Nous devrions peut-être nous engager dans la moindre marche avec
un esprit d’éternelle aventure sans retour – prêts à renvoyer nos cœurs embaumés comme des reliques vers nos royaumes affligés.
Henry David Thoreau
GÜNTHER ANDERS
Günther Anders (1902-1992) occupe une place à part dans le collège philosophique de son temps. Il fut l’élève de Husserl, de Cassirer, de Scheler et de Heidegger (auquel il s’opposa radicalement dans un essai paru en 1948, Sur la pseudo-concrétude de Heidegger, Sens&Tonka, 2003) et son œuvre est contemporaine de celles de Benjamin, d’Adorno, de Jonas, de Levinas (qui traduisit l’un de ses premiers textes) ou d’Hannah Arendt dont il fut le premier mari. Son parcours est celui de l’exil : hors de son pays d’origine, puisqu’il émigra en France puis aux Etats –unis de 1933 à 1950 et ne voulut pas vivre en Allemagne lors de son retour en Europe ; hors des champs académiques de la philosophie et de la carrière (il refusa tous les postes qui lui furent proposés à l’université) ; hors de son patronyme : Anders, l’ « autre », devint son nom de plume alors que, travaillant pour gagner sa vie dans un journal berlinois, il signait la moitié des articles et que le rédacteur en chef s’en inquiéta.

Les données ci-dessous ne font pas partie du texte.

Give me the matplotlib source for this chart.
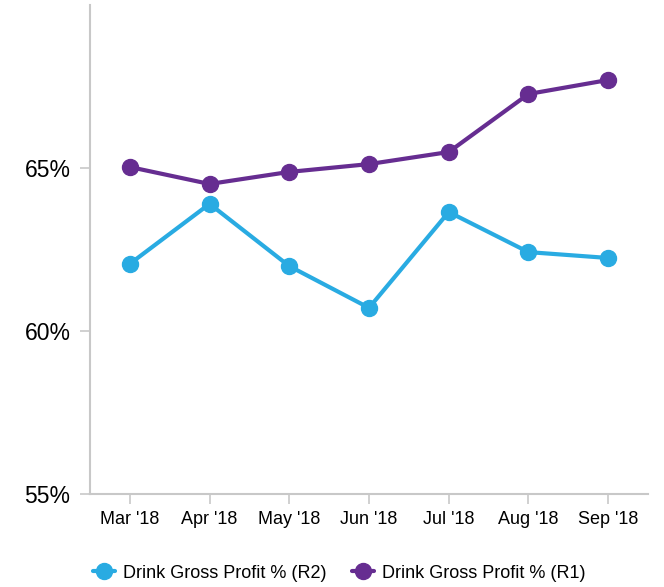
import matplotlib
matplotlib.use("Agg")
import matplotlib.pyplot as plt
from matplotlib.ticker import FuncFormatter

months = ["Mar '18", "Apr '18", "May '18", "Jun '18", "Jul '18", "Aug '18", "Sep '18"]
r2_values = [62.06, 63.90, 61.99, 60.71, 63.65, 62.42, 62.24]
r1_values = [65.03, 64.51, 64.88, 65.12, 65.49, 67.27, 67.70]
y_ticks = [55, 60, 65]

plt.rcParams['font.family'] = ['Liberation Sans', 'DejaVu Sans']

fig = plt.figure(figsize=(6.64, 5.87), dpi=100)
ax = fig.add_axes([0.1355, 0.1584, 0.976 - 0.1355, 0.9915 - 0.1584])

blue = '#29abe2'
purple = '#662d91'
x = list(range(len(months)))
ax.plot(x, r2_values, color=blue, lw=3, marker='o', ms=11.5, label='Drink Gross Profit % (R2)', solid_capstyle='round')
ax.plot(x, r1_values, color=purple, lw=3, marker='o', ms=11.5, label='Drink Gross Profit % (R1)', solid_capstyle='round')

ax.set_xlim(-0.5, 6.5)
ax.set_ylim(55, 70)
ax.set_xticks(x)
ax.set_xticklabels(months, fontsize=13)
ax.set_yticks(y_ticks)
ax.yaxis.set_major_formatter(FuncFormatter(lambda v, p: f"{v:.0f}%"))
ax.tick_params(axis='y', labelsize=16.5, length=7, width=1.2, color='#c8c8c8', pad=7)
ax.tick_params(axis='x', length=7, width=1.2, color='#c8c8c8', pad=5)
for s in ['top', 'right']:
    ax.spines[s].set_visible(False)
for s in ['left', 'bottom']:
    ax.spines[s].set_color('#c8c8c8')
    ax.spines[s].set_linewidth(1.5)

fig.legend(loc='center left', bbox_to_anchor=(93 / 664, 1 - 573 / 587), ncol=2, frameon=False,
           fontsize=13, handlelength=1.2, handletextpad=0.45, columnspacing=1.45,
           borderpad=0, borderaxespad=0)

fig.savefig('out.png', dpi=100)
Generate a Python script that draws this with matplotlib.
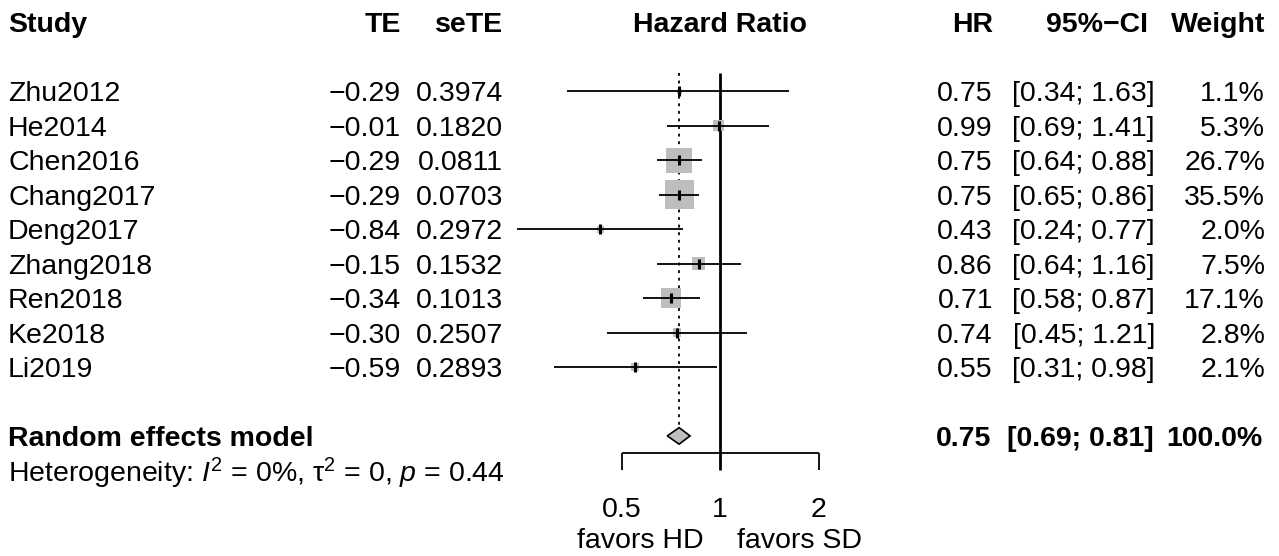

Ce sont les séismes de l’époque et l’urgence d’y répondre qui dès les années trente et jusqu’à la fin de sa vie lui semblèrent, impérativement, l’enjeu et l’objet de la réflexion. Son écriture emprunte toutes sortes de chemins : romans, critiques, poèmes, essais, contes. Son geste premier est de refuser l’isolement d’une pensée de l’Etre, de situer l’homme au cœur de ses oeuvres, de ne « pas laisser à l’Etre ce qui est à l’Etre et à César ce qui est à César. » Mais il en souligne très vite l’extrême difficulté : un empêchement à voir et à sentir des phénomènes qui n’apparaissent plus ou qui ne sont plus à notre échelle.